__INFORMATION SUPPLIED__:
_ _ _ _

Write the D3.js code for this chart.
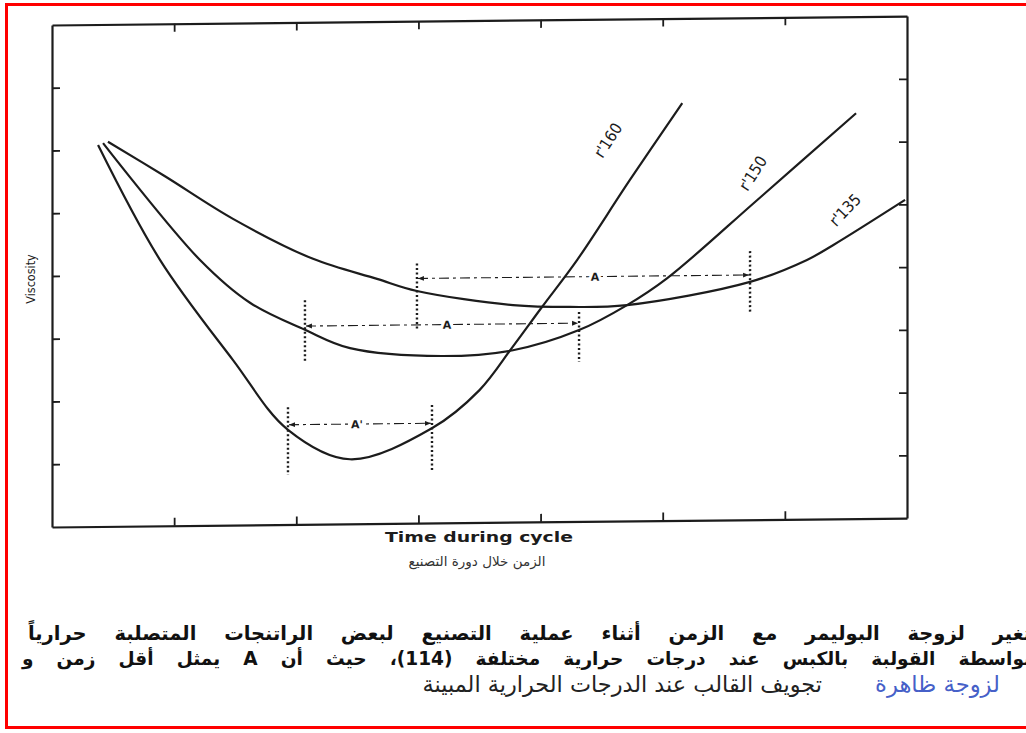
<!DOCTYPE html>
<html>
<head>
<meta charset="utf-8">
<script src="https://cdn.jsdelivr.net/npm/d3@7"></script>
<style>
  body { margin: 0; background: #fff; overflow: hidden; }
  svg { display: block; }
</style>
</head>
<body>
<div id="chart"></div>
<script>
// Viscosity vs time during cycle, three mould temperatures
// x: tick units along the time axis, y: tick units of viscosity (no numbers on the axes)
const xTicks = [1, 2, 3, 4, 5, 6]
const yTicks = [1, 2, 3, 4, 5, 6, 7]

const curve160 = [[0.377, 6.08], [0.884, 4.24], [1.482, 2.63], [1.932, 1.51], [2.44, 1.03], [3.11, 1.51],
                  [3.50, 2.11], [3.77, 2.79], [4.01, 3.42], [4.30, 4.17], [4.73, 5.43], [5.16, 6.65]]
const curve150 = [[0.418, 6.11], [1.212, 4.23], [1.621, 3.54], [2.071, 3.10], [2.44, 2.80], [3.193, 2.66],
                  [3.774, 2.74], [4.315, 3.05], [4.708, 3.44], [5.035, 3.86], [5.772, 5.09], [6.583, 6.46]]
const curve135 = [[0.458, 6.13], [0.925, 5.57], [1.482, 4.88], [2.137, 4.23], [2.661, 3.90], [2.988, 3.70],
                  [3.774, 3.46], [4.241, 3.42], [4.708, 3.44], [5.715, 3.79], [6.181, 4.13], [6.394, 4.36], [6.984, 5.07]]

const curveNames = ["r'160", "r'150", "r'135"]
const curveLabelX = [4.552, 5.739, 6.493]
const curveLabelY = [6.07, 5.52, 4.92]
const curveLabelAngle = [-57, -57, -46]

// the "A" spans (minimum time) for each curve
const spanNames = ["A", "A", "A'"]
const spanX0 = [2.988, 2.071, 1.932]
const spanX1 = [5.715, 4.315, 3.111]
const spanY = [3.90, 3.16, 1.59]
const spanLabelX = [4.446, 3.234, 2.497]
const spanTop0 = [4.14, 3.57, 1.87], spanBot0 = [3.08, 2.57, 0.79]
const spanTop1 = [4.28, 3.34, 1.88], spanBot1 = [3.29, 2.54, 0.81]

const xTitle = "Time during cycle"
const yTitle = "Viscosity"
const xTitleAr = "الزمن خلال دورة التصنيع"
const captionLines = [
  "تغير لزوجة البوليمر مع الزمن أثناء عملية التصنيع لبعض الراتنجات المتصلبة حرارياً",
  "بواسطة القولبة بالكبس عند درجات حرارية مختلفة (114)، حيث أن A يمثل أقل زمن و"
]
const captionBlue = "لزوجة ظاهرة"
const captionLast = "تجويف القالب عند الدرجات الحرارية المبينة"

// Chart parameters
const WIDTH = 1026
const HEIGHT = 733
const PLOT = {LEFT: 52, RIGHT: 907, TOP: 25, BOTTOM: 527}
const SKEW = -0.6   // the scanned page is slightly tilted

const svg = d3.select("#chart").append("svg")
    .attr("width", WIDTH)
    .attr("height", HEIGHT)

// red frame round the page
svg.append("rect")
    .attr("x", 6.5).attr("y", 4.5)
    .attr("width", 1040).attr("height", 723)
    .attr("fill", "none")
    .attr("stroke", "#ff0000")
    .attr("stroke-width", 3)

const x = d3.scaleLinear().domain([0, 7]).range([PLOT.LEFT, PLOT.RIGHT])
const y = d3.scaleLinear().domain([0, 8]).range([PLOT.BOTTOM, PLOT.TOP])

const g = svg.append("g")
    .attr("transform", `translate(${PLOT.LEFT},0) skewY(${SKEW}) translate(${-PLOT.LEFT},0)`)

const ink = "#1c1c1c"

// axes: four sides, ticks pointing inward, no labels
const axes = [
  [d3.axisBottom(x).tickValues(xTicks), `translate(0,${PLOT.BOTTOM})`],
  [d3.axisTop(x).tickValues(xTicks), `translate(0,${PLOT.TOP})`],
  [d3.axisLeft(y).tickValues(yTicks), `translate(${PLOT.LEFT},0)`],
  [d3.axisRight(y).tickValues(yTicks), `translate(${PLOT.RIGHT},0)`]
]
axes.forEach(([ax, tr]) => {
  const a = g.append("g")
      .attr("transform", tr)
      .call(ax.tickSize(-8).tickSizeOuter(0).tickFormat(""))
  a.select(".domain").attr("stroke", ink).attr("stroke-width", 2.2)
  a.selectAll(".tick line").attr("stroke", ink).attr("stroke-width", 1.8)
})

// curves
const line = d3.line()
    .x(d => x(d[0]))
    .y(d => y(d[1]))
    .curve(d3.curveCatmullRom.alpha(0.5))

g.selectAll("path.curve")
    .data([curve160, curve150, curve135])
    .enter()
    .append("path")
    .attr("class", "curve")
    .attr("d", line)
    .attr("fill", "none")
    .attr("stroke", ink)
    .attr("stroke-width", 2.2)

// curve labels, written along the rising branch
g.selectAll("text.clabel")
    .data(curveNames)
    .enter()
    .append("text")
    .attr("class", "clabel")
    .attr("transform", (d, i) => `translate(${x(curveLabelX[i])},${y(curveLabelY[i])}) rotate(${curveLabelAngle[i]})`)
    .attr("text-anchor", "middle")
    .attr("dy", "0.35em")
    .attr("font-family", "DejaVu Sans Condensed, DejaVu Sans")
    .attr("font-size", 16)
    .attr("fill", ink)
    .text(d => d)

// arrow heads for the spans
const defs = svg.append("defs")
defs.append("marker")
    .attr("id", "arrow")
    .attr("viewBox", "0 0 10 10")
    .attr("refX", 10).attr("refY", 5)
    .attr("markerWidth", 9).attr("markerHeight", 6)
    .attr("markerUnits", "userSpaceOnUse")
    .attr("orient", "auto-start-reverse")
    .append("path")
    .attr("d", "M0,1 L10,5 L0,9 z")
    .attr("fill", ink)

spanNames.forEach((name, i) => {
  // dotted verticals
  g.append("line")
      .attr("x1", x(spanX0[i])).attr("x2", x(spanX0[i]))
      .attr("y1", y(spanTop0[i])).attr("y2", y(spanBot0[i]))
      .attr("stroke", ink).attr("stroke-width", 2.4)
      .attr("stroke-dasharray", "2,2.5")
  g.append("line")
      .attr("x1", x(spanX1[i])).attr("x2", x(spanX1[i]))
      .attr("y1", y(spanTop1[i])).attr("y2", y(spanBot1[i]))
      .attr("stroke", ink).attr("stroke-width", 2.4)
      .attr("stroke-dasharray", "2,2.5")
  // dash-dot dimension line with arrows on both ends
  g.append("line")
      .attr("x1", x(spanX0[i]) + 1).attr("x2", x(spanX1[i]) - 1)
      .attr("y1", y(spanY[i])).attr("y2", y(spanY[i]))
      .attr("stroke", ink).attr("stroke-width", 1.1)
      .attr("stroke-dasharray", "10,4,3,4")
      .attr("marker-start", "url(#arrow)")
      .attr("marker-end", "url(#arrow)")
  g.append("text")
      .attr("x", x(spanLabelX[i]))
      .attr("y", y(spanY[i]))
      .attr("dy", "0.38em")
      .attr("text-anchor", "middle")
      .attr("font-family", "DejaVu Sans")
      .attr("font-weight", "bold")
      .attr("font-size", 11)
      .attr("fill", ink)
      .attr("stroke", "#fff")
      .attr("stroke-width", 6)
      .attr("paint-order", "stroke")
      .text(name)
})

// axis titles
svg.append("text")
    .attr("transform", "translate(35,279) rotate(-90)")
    .attr("text-anchor", "middle")
    .attr("font-family", "DejaVu Sans Condensed, DejaVu Sans")
    .attr("font-size", 12.5)
    .attr("fill", ink)
    .text(yTitle)

svg.append("text")
    .attr("x", 479).attr("y", 542)
    .attr("text-anchor", "middle")
    .attr("font-family", "DejaVu Sans")
    .attr("font-weight", "bold")
    .attr("font-size", 13.5)
    .attr("textLength", 188)
    .attr("lengthAdjust", "spacingAndGlyphs")
    .attr("fill", ink)
    .text(xTitle)

svg.append("text")
    .attr("x", 477).attr("y", 566)
    .attr("text-anchor", "middle")
    .attr("font-family", "DejaVu Sans")
    .attr("font-size", 13.5)
    .attr("fill", "#333")
    .text(xTitleAr)

// helper: scale a text's font so its natural width fits a target width
function fitFont(el, base, target) {
  el.attr("font-size", base)
  const w = el.node().getComputedTextLength()
  el.attr("font-size", base * target / w)
}

// Arabic caption, right aligned and cut by the page edge
const capY = [640, 665, 692]
const capLeft = [28, 22]
const capRight = 1031
captionLines.forEach((t, i) => {
  const el = svg.append("text")
      .attr("x", capRight).attr("y", capY[i])
      .attr("direction", "rtl")
      .attr("text-anchor", "start")
      .attr("font-family", "DejaVu Sans")
      .attr("font-weight", "bold")
      .attr("fill", "#111")
      .text(t)
  const target = capRight - capLeft[i]
  fitFont(el, 16, target * 0.77)
  const natural = el.node().getComputedTextLength()
  const gaps = t.split(" ").length - 1
  el.attr("word-spacing", Math.max(0, (target - natural) / gaps))
})

const blue = svg.append("text")
    .attr("x", 1000).attr("y", capY[2])
    .attr("direction", "rtl")
    .attr("text-anchor", "start")
    .attr("font-family", "DejaVu Sans")
    .attr("fill", "#4660c8")
    .text(captionBlue)
fitFont(blue, 16, 125)

const last = svg.append("text")
    .attr("x", 822).attr("y", capY[2])
    .attr("direction", "rtl")
    .attr("text-anchor", "start")
    .attr("font-family", "DejaVu Sans")
    .attr("fill", "#222")
    .text(captionLast)
fitFont(last, 14, 400)
</script>
</body>
</html>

_ _ _ _

Give again, exactly, the lines from the start of the data through the one holding "const curveLabelAngle = [-57, -57, -46]"; omit the pictures.

__SOLUTION FOR THIS TASK__:
Write the D3.js code for this chart.
<!DOCTYPE html>
<html>
<head>
<meta charset="utf-8">
<script src="https://cdn.jsdelivr.net/npm/d3@7"></script>
<style>
  body { margin: 0; background: #fff; overflow: hidden; }
  svg { display: block; }
</style>
</head>
<body>
<div id="chart"></div>
<script>
// Viscosity vs time during cycle, three mould temperatures
// x: tick units along the time axis, y: tick units of viscosity (no numbers on the axes)
const xTicks = [1, 2, 3, 4, 5, 6]
const yTicks = [1, 2, 3, 4, 5, 6, 7]

const curve160 = [[0.377, 6.08], [0.884, 4.24], [1.482, 2.63], [1.932, 1.51], [2.44, 1.03], [3.11, 1.51],
                  [3.50, 2.11], [3.77, 2.79], [4.01, 3.42], [4.30, 4.17], [4.73, 5.43], [5.16, 6.65]]
const curve150 = [[0.418, 6.11], [1.212, 4.23], [1.621, 3.54], [2.071, 3.10], [2.44, 2.80], [3.193, 2.66],
                  [3.774, 2.74], [4.315, 3.05], [4.708, 3.44], [5.035, 3.86], [5.772, 5.09], [6.583, 6.46]]
const curve135 = [[0.458, 6.13], [0.925, 5.57], [1.482, 4.88], [2.137, 4.23], [2.661, 3.90], [2.988, 3.70],
                  [3.774, 3.46], [4.241, 3.42], [4.708, 3.44], [5.715, 3.79], [6.181, 4.13], [6.394, 4.36], [6.984, 5.07]]

const curveNames = ["r'160", "r'150", "r'135"]
const curveLabelX = [4.552, 5.739, 6.493]
const curveLabelY = [6.07, 5.52, 4.92]
const curveLabelAngle = [-57, -57, -46]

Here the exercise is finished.